Tuesday, June 24, 2014

"I Don't Know the Law, But I'm Sure We Didn't Break It"

"You have already said, multiple times today, that there was no evidence that you found of any criminal wrongdoing," Gowdy said. "I want you to tell me: What criminal statutes you have evaluated?"

"I have not looked at any," the IRS commissioner admitted.

"Well then how can you possibly tell our fellow citizens that there is no criminal wrongdoing if you don't even know what statutes to look at?" Gowdy followed-up.
"Because I've seen no evidence that anyone consciously --"

"Well how would you know what elements of the crime existed? You don't even know what statutes are in play," Gowdy said, visibly annoyed. "I'm going to ask you again: What statutes have you evaluated?"

"Uh," the IRS commissioner stumbled, "I think you can rely on common sense--"
A couple of interesting thoughts here.  First, Koskinen is relying on the concept of "mens rea", or guilty mind as the test for whether or not laws have been broken by the IRS. His implicit argument is that if the IRS didn't think they were breaking the law, then they weren't breaking the law.  And the notion that common sense is sufficient guide to behavior in the world of bureaucracy, is belied by the fact that there are so many laws and regulations that, at leas according to some estimates, many of us commit at least three felonies a day without even knowing it.

And another tidbit, in the ongoing IRS scandal, is that Koskinen is a major democratic donor, donating more than $100,000 to the Democrats and the Democratic party:
Koskinen has been contributing to Democrats for four decades, starting with a $1000 contribution to Democratic candidate for Colorado Senate candidate Gary Hart in 1979.

Koskinen has been a reliable donor over the years, contributing a total of $19,000 to the Democratic National Committee from 1988 to 2008. He has made a contribution to the Democratic candidate for president in each election since 1980, including $2,300 to Obama in 2008, and $5000 to Obama in 2012.

The Democratic Congressional Campaign Committee has received $3,000 from Koskinen since 2008, and the Democratic Senatorial Campaign Committee received $2,000 from 2004 to 2006.

Hillary Clinton has received $3,800 for her various political campaigns from Koskinen.

Koskinen’s most recent contribution was $2,500 to Sen.

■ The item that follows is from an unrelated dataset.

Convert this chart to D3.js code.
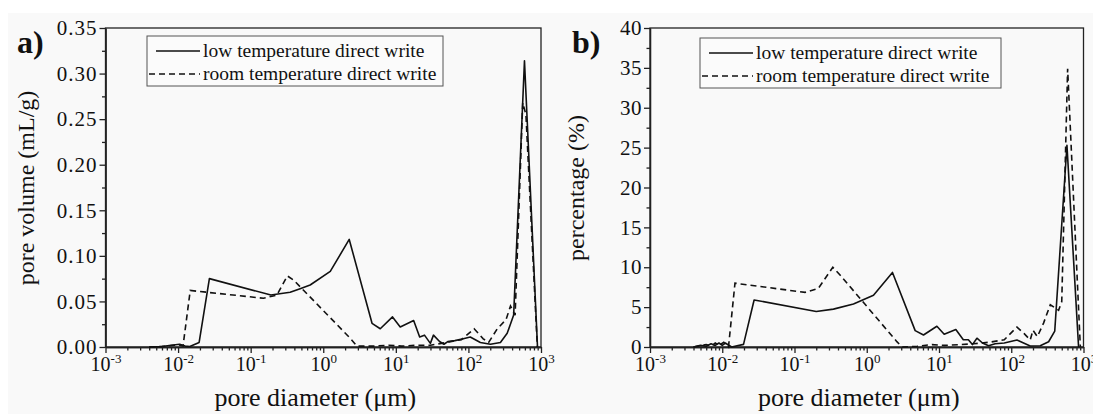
<!DOCTYPE html>
<html>
<head>
<meta charset="utf-8">
<script src="https://cdn.jsdelivr.net/npm/d3@7/dist/d3.min.js"></script>
<style>
    body { margin: 0; background: #fff; }
    svg text { font-family: "Liberation Serif", Tinos, "Times New Roman", Times, "DejaVu Serif", serif; fill: #111; }
    .axis line, .axis path { stroke: #222; stroke-width: 1.3; }
</style>
</head>
<body>
<svg id="chart" width="1093" height="414"></svg>
<script>
// ---- data: [pore diameter (um), value] ----
const lowVolume = [
    [0.004, 0], [0.006, 0.0005], [0.008, 0.002], [0.0105, 0.003], [0.0125, 0.001],
    [0.0145, 0.0005], [0.0195, 0.005], [0.027, 0.075], [0.19, 0.057], [0.35, 0.06],
    [0.48, 0.064], [0.66, 0.068], [1.25, 0.083], [2.28, 0.118], [4.7, 0.026],
    [6.1, 0.02], [9.0, 0.033], [11.5, 0.022], [17.6, 0.029], [21.3, 0.011],
    [24.8, 0.013], [29.9, 0.004], [33, 0.013], [40, 0.006], [46, 0.003],
    [52, 0.006], [65, 0.007], [85, 0.009], [106, 0.011], [146, 0.005],
    [201, 0.003], [276, 0.005], [342, 0.015], [420, 0.035], [592, 0.314], [895, 0]
];
const roomVolume = [
    [0.004, 0], [0.007, 0.001], [0.009, 0.002], [0.0105, 0.002], [0.0117, 0.001],
    [0.0147, 0.062], [0.15, 0.0535], [0.23, 0.057], [0.32, 0.078], [0.39, 0.0735],
    [2.36, 0.0095], [2.9, 0.001], [5, 0.001], [8, 0.002], [12, 0.001], [20, 0.002],
    [30, 0.002], [50, 0.005], [80, 0.008], [120, 0.02], [160, 0.009], [190, 0.005],
    [250, 0.02], [330, 0.03], [380, 0.045], [440, 0.035], [560, 0.268], [620, 0.255], [890, 0]
];
const lowPercent = [
    [0.004, 0], [0.005, 0.2], [0.006, 0.1], [0.007, 0.4], [0.008, 0.2], [0.009, 0.5],
    [0.01, 0.2], [0.011, 0.5], [0.0135, 0], [0.0197, 0.33], [0.0276, 5.9], [0.2, 4.45],
    [0.346, 4.75], [0.655, 5.4], [1.24, 6.5], [2.27, 9.35], [4.68, 2.05], [6.1, 1.5],
    [9.35, 2.6], [11.8, 1.6], [17.1, 2.2], [21.7, 0.9], [25.5, 0.9], [29, 0.3],
    [33.5, 1.1], [40, 0.5], [48.5, 0.15], [60, 0.4], [80, 0.5], [120, 0.88],
    [183, 0.13], [252, 0.15], [329, 0.66], [400, 2.0], [590, 25.3], [855, 0]
];
const roomPercent = [
    [0.004, 0], [0.006, 0.3], [0.007, 0.1], [0.008, 0.5], [0.009, 0.2], [0.0105, 0.6],
    [0.0122, 0], [0.015, 8.0], [0.14, 6.85], [0.214, 7.35], [0.339, 10.0], [0.43, 9.0],
    [2.61, 0.67], [3.1, 0], [5, 0.1], [8, 0.3], [12, 0.2], [20, 0.3], [30, 0.4],
    [50, 0.6], [80, 0.9], [120, 2.5], [150, 1.7], [183, 0.88], [200, 2.1], [230, 1.3],
    [280, 3.0], [347, 5.3], [452, 4.6], [500, 5.7], [603, 34.9], [904, 0]
];

const xExponents = [-3, -2, -1, 0, 1, 2, 3];
const volumeTicks = [0, 0.05, 0.10, 0.15, 0.20, 0.25, 0.30, 0.35];
const percentTicks = [0, 5, 10, 15, 20, 25, 30, 35, 40];
const seriesNames = ["low temperature direct write", "room temperature direct write"];

const svg = d3.select("#chart");
svg.append("rect").attr("x", 8).attr("y", 13).attr("width", 1085).attr("height", 401).attr("fill", "#f9f9f9");

function drawPanel(p) {
    const x = d3.scaleLog().domain([1e-3, 1e3]).range([p.left, p.right]);
    const y = d3.scaleLinear().domain([0, p.ymax]).range([p.bottom, p.top]);

    // minor x ticks 2..9 per decade
    let minors = [];
    for (let e = -3; e < 3; e++) for (let k = 2; k <= 9; k++) minors.push(k * Math.pow(10, e));

    svg.append("g").attr("class", "axis")
        .attr("transform", "translate(0," + p.bottom + ")")
        .call(d3.axisBottom(x).tickValues(minors).tickSize(3.5).tickSizeOuter(0).tickFormat(""));

    let xAxis = svg.append("g").attr("class", "axis")
        .attr("transform", "translate(0," + p.bottom + ")")
        .call(d3.axisBottom(x).tickValues(xExponents.map(e => Math.pow(10, e))).tickSize(6).tickSizeOuter(0).tickFormat(""));
    xAxis.selectAll(".tick").each(function (d) {
        let t = d3.select(this).append("text")
            .attr("y", 24).attr("text-anchor", "middle")
            .style("font-size", "20px").attr("fill", "#111");
        t.append("tspan").text("10");
        t.append("tspan").attr("dy", -8).style("font-size", "13px").text(Math.round(Math.log10(d)));
    });

    // y minor ticks at half steps
    let yMinors = p.yTicks.slice(0, -1).map((v, i) => (v + p.yTicks[i + 1]) / 2);
    svg.append("g").attr("class", "axis")
        .attr("transform", "translate(" + p.left + ",0)")
        .call(d3.axisLeft(y).tickValues(yMinors).tickSize(3.5).tickSizeOuter(0).tickFormat(""));
    let yAxis = svg.append("g").attr("class", "axis")
        .attr("transform", "translate(" + p.left + ",0)")
        .call(d3.axisLeft(y).tickValues(p.yTicks).tickSize(6).tickSizeOuter(0).tickFormat(p.fmt));
    yAxis.selectAll("text").attr("x", -8).style("font-size", "21px").style("letter-spacing", p.spacing).attr("fill", "#111");

    // frame
    svg.append("rect").attr("x", p.left).attr("y", p.top)
        .attr("width", p.right - p.left).attr("height", p.bottom - p.top)
        .attr("fill", "none").attr("stroke", "#222").attr("stroke-width", 1.3);

    const line = d3.line().x(d => x(d[0])).y(d => y(d[1]));
    svg.append("path").datum(p.low).attr("d", line)
        .attr("fill", "none").attr("stroke", "#111").attr("stroke-width", 1.6).attr("stroke-linejoin", "round");
    svg.append("path").datum(p.room).attr("d", line)
        .attr("fill", "none").attr("stroke", "#111").attr("stroke-width", 1.6).attr("stroke-dasharray", "6,4");

    // legend
    let lg = p.legend;
    svg.append("rect").attr("x", lg.x).attr("y", lg.y).attr("width", lg.w).attr("height", 50)
        .attr("fill", "#fbfbfb").attr("stroke", "#555").attr("stroke-width", 1);
    svg.append("line").attr("x1", lg.x + 9).attr("x2", lg.x + 53).attr("y1", lg.y + 15).attr("y2", lg.y + 15)
        .attr("stroke", "#111").attr("stroke-width", 1.4);
    svg.append("line").attr("x1", lg.x + 2).attr("x2", lg.x + 53).attr("y1", lg.y + 38).attr("y2", lg.y + 38)
        .attr("stroke", "#111").attr("stroke-width", 1.4).attr("stroke-dasharray", "6,4");
    seriesNames.forEach((s, i) => {
        svg.append("text").attr("x", lg.x + 56).attr("y", lg.y + 21 + i * 23)
            .style("font-size", "19.5px").text(s);
    });

    // titles
    svg.append("text").attr("x", (p.left + p.right) / 2 - 8).attr("y", 406)
        .attr("text-anchor", "middle").style("font-size", "26px").text("pore diameter (\u03bcm)");
    svg.append("text").attr("transform", "translate(" + p.ytitleX + ",188) rotate(-90)")
        .attr("text-anchor", "middle").style("font-size", "24px").text(p.ytitle);
    svg.append("text").attr("x", p.labelX).attr("y", 53)
        .style("font-size", "32px").style("font-weight", "bold").text(p.label);
}

drawPanel({
    left: 105.5, right: 541, top: 28, bottom: 347, ymax: 0.35,
    yTicks: volumeTicks, fmt: d3.format(".2f"), spacing: "1px",
    low: lowVolume, room: roomVolume,
    legend: { x: 147, y: 36, w: 296 },
    ytitle: "pore volume (mL/g)", ytitleX: 34, label: "a)", labelX: 17
});
drawPanel({
    left: 650, right: 1083.5, top: 28, bottom: 347, ymax: 40,
    yTicks: percentTicks, fmt: d3.format("d"), spacing: "0.5px",
    low: lowPercent, room: roomPercent,
    legend: { x: 700, y: 38, w: 301 },
    ytitle: "percentage (%)", ytitleX: 584, label: "b)", labelX: 572
});
</script>
</body>
</html>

Mark Warner (D., Va.) in February of 2013.
You'd think that $100,000 would buy you a better position than the head of an unpopular agency enmeshed in scandal, like maybe Ambassador to the Seychelles or something.

It's certainly not illegal for Koskinen to have donated this way, but after the fuss raised by Harry Reid over the Koch brothers, turn about is surely fair play.